There's a lot of help on here but some of it goes over my head, so hopefully by asking my question and getting a tailored answer I will better understand.
So far I have managed to connect to a website, authenticate as a user, fill in a form and then pull down the html. The html contains a table I want. I just want to say some thing like:-
read html... when you read table start tags keep going until you reach table end tags and then disply that, or write it to a new html file and open it keeping the tags so it's formmated for me.
Here is the code I have so far.
# Use 'with' to ensure the session context is closed after use.
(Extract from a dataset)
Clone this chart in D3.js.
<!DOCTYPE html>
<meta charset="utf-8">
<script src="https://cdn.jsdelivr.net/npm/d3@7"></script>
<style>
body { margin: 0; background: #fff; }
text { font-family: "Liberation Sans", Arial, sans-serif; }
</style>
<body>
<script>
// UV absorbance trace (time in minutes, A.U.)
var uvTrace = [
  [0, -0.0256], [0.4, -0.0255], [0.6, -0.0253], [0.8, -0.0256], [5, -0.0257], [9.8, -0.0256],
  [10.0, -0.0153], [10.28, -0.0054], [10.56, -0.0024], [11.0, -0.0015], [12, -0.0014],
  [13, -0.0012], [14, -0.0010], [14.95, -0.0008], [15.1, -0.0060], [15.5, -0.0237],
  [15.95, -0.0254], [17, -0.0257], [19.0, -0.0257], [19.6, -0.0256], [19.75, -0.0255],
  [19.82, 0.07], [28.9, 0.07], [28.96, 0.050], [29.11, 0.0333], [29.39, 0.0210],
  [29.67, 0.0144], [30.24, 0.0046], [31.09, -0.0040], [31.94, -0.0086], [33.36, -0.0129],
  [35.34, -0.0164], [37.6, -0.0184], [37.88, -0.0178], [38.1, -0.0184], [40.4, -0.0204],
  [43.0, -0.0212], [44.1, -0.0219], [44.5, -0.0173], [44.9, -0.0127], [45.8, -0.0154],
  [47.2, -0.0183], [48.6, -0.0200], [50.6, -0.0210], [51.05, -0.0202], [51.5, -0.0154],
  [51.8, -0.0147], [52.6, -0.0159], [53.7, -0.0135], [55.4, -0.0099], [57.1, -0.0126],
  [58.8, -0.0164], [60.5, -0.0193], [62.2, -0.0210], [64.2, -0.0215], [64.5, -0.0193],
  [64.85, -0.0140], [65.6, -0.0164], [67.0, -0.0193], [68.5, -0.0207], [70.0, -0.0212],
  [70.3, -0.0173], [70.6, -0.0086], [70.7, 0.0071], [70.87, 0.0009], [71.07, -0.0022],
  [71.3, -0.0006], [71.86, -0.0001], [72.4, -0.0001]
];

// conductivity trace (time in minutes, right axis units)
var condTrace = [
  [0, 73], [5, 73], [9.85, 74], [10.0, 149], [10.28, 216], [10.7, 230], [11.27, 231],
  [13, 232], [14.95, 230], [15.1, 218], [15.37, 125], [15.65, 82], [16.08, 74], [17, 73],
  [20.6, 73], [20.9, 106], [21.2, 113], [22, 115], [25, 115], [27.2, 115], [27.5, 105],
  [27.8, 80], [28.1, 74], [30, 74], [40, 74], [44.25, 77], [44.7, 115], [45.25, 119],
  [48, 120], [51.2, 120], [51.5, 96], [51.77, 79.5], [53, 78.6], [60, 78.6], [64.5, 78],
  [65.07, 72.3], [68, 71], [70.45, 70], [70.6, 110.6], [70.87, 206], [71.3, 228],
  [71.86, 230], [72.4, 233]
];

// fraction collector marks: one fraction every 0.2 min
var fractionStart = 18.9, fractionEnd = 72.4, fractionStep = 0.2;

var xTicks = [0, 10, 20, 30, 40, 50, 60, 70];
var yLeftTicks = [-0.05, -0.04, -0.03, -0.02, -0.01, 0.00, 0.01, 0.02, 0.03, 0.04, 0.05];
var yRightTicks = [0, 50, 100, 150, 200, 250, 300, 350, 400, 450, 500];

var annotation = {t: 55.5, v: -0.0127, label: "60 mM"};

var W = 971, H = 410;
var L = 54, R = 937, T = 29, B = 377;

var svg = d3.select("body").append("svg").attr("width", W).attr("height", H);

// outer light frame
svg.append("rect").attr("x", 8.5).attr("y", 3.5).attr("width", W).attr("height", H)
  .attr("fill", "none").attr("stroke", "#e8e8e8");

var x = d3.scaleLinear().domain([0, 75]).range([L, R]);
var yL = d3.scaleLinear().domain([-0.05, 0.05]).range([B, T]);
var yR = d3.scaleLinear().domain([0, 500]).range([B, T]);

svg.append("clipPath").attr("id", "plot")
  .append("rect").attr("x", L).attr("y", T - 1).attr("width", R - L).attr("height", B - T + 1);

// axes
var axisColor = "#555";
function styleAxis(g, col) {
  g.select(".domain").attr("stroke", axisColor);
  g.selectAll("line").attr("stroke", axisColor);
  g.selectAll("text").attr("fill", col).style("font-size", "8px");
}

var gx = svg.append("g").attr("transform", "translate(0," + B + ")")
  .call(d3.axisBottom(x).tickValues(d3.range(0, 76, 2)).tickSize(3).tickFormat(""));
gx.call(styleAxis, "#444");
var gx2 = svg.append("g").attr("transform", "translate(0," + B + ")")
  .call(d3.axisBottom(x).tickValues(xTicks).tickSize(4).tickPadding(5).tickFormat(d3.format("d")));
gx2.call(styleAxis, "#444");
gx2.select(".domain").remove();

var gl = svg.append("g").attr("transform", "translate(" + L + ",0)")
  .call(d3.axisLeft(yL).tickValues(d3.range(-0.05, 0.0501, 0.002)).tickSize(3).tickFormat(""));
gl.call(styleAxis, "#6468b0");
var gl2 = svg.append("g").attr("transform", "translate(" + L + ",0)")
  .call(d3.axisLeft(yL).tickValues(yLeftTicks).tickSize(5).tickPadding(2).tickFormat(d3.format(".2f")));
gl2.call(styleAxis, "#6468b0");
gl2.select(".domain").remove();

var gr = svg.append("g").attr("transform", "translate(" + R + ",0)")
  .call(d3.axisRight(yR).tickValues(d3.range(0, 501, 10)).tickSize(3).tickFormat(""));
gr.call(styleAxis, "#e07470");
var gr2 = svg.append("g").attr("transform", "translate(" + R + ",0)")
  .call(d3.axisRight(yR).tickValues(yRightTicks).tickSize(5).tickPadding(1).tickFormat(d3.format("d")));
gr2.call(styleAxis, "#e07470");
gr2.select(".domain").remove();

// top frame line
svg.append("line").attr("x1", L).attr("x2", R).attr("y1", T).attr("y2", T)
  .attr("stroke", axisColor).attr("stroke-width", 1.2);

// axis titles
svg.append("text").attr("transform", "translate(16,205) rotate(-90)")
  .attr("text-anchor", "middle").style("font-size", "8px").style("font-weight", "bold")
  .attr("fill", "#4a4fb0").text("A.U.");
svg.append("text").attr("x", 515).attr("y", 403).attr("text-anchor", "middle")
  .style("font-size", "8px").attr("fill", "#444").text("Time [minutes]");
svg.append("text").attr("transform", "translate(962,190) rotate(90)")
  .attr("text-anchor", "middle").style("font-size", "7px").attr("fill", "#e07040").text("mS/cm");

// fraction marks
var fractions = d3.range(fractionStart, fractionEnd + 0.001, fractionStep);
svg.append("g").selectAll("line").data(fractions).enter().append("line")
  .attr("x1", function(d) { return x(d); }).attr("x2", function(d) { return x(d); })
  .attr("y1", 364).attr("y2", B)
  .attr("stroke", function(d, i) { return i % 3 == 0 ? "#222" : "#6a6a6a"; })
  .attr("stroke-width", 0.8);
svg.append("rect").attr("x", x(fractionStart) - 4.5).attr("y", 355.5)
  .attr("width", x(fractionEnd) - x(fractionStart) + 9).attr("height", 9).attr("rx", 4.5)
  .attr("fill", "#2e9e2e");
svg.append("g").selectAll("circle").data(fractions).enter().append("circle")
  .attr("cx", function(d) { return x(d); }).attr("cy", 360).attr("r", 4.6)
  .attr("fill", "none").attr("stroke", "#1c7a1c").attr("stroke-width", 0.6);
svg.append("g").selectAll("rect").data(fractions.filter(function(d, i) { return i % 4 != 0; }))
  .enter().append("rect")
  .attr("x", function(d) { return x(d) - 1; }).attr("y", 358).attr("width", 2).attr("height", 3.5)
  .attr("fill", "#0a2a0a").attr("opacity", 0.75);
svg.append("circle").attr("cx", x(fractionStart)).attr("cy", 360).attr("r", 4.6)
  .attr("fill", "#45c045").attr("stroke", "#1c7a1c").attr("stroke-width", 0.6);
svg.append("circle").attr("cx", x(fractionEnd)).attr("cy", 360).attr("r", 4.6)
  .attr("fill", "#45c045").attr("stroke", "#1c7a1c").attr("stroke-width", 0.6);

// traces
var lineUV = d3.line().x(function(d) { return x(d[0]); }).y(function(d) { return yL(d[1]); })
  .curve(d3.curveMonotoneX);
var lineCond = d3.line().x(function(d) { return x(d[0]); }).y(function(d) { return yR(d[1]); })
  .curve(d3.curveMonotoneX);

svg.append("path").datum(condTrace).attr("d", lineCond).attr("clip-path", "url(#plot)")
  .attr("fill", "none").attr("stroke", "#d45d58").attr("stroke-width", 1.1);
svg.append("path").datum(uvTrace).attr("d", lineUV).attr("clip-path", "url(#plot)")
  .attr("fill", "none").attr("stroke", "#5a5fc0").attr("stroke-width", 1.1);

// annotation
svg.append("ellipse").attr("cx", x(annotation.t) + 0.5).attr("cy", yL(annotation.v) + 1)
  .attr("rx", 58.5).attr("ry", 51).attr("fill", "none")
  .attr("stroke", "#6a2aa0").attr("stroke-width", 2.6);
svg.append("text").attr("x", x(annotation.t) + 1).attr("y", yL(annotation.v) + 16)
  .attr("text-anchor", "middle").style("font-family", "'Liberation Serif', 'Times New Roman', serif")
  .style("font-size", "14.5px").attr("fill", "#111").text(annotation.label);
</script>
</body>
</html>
with requests.Session() as s:
s.post(LOGINURL, data=login)
# print
r = s.get(LOGINURL)
print r.url
# An authorised request.
r = s.get(APURL)
print r.url
# etc...
s.post(APURL)
#
r = s.post(APURL, data=findaps)
r = s.get(APURL)
#print r.text
f = open("makethisfile.html", "w")
f.write('\n'.join(['<!DOCTYPE HTML PUBLIC "-//W3C//DTD HTML 4.01 Transitional//EN" "http://www.w3.org/TR/html4/loose.dtd">',
'<html>',
' <head>',
' <meta http-equiv="Content-Type" content="text/html; charset=ISO-8859-1">',
' <title>THE TITLE</title>',
' <link rel="stylesheet" href="css/displayEventLists.css" type="text/css">',
r.text #this just does everything, i need to get the table.
])
)
f.close()
-
You should use at least HTMLParser docs.python.org/2/library/markup.html or maybe even something more powerfulpmod– pmod2014年04月01日 14:45:14 +00:00Commented Apr 1, 2014 at 14:45
-
Take a look also at beautifulsoup stackoverflow.com/questions/17196018/…pmod– pmod2014年04月01日 14:54:27 +00:00Commented Apr 1, 2014 at 14:54
1 Answer 1
Although it's best to parse the file properly, a quick-and-dirty method uses a regex.
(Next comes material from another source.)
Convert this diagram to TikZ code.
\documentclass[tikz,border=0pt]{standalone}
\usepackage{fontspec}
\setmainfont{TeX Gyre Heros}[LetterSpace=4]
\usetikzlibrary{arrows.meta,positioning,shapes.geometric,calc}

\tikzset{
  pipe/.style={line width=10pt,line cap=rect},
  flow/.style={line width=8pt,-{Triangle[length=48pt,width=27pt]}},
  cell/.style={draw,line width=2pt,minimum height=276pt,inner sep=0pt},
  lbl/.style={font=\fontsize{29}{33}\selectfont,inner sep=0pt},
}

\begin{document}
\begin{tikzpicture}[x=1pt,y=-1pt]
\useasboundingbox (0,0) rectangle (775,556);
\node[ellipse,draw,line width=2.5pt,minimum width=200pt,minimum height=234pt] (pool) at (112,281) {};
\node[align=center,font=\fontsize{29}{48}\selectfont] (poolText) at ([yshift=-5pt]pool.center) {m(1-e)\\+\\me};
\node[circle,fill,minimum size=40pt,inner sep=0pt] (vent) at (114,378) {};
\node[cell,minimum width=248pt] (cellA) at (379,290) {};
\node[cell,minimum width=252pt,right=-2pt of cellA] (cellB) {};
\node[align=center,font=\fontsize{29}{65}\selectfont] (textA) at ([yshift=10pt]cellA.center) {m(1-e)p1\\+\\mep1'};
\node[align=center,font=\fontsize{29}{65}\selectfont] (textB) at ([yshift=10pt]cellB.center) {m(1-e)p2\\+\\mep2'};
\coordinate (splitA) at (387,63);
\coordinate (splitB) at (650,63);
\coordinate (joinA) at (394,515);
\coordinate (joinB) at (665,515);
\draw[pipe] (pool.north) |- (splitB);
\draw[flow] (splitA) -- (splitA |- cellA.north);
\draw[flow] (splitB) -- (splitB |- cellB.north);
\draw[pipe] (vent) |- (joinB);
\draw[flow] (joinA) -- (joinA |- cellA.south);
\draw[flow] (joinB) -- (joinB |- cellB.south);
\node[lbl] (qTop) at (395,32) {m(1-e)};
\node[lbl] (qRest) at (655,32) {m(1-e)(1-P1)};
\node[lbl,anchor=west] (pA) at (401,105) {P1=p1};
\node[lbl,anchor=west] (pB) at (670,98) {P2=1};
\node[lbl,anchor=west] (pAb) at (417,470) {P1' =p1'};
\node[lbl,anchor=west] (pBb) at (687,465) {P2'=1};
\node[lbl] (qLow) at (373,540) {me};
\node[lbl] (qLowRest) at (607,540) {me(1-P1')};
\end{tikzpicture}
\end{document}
m = re.search("<table.*?>(.+)</table>", r.text, re.S)
if (m):
print m.group()
else:
print "Error: table not found"
As an example of why parsing is better, the regex as written will fail with the following (rather contrived!) example:
<!-- <table> --> blah blah <table> this is the actual table </table>
And as written it will get the first table in the file. But you could just loop to get the 2nd, etc., (or make the regex specific to the table you want if possible) so that's not a problem.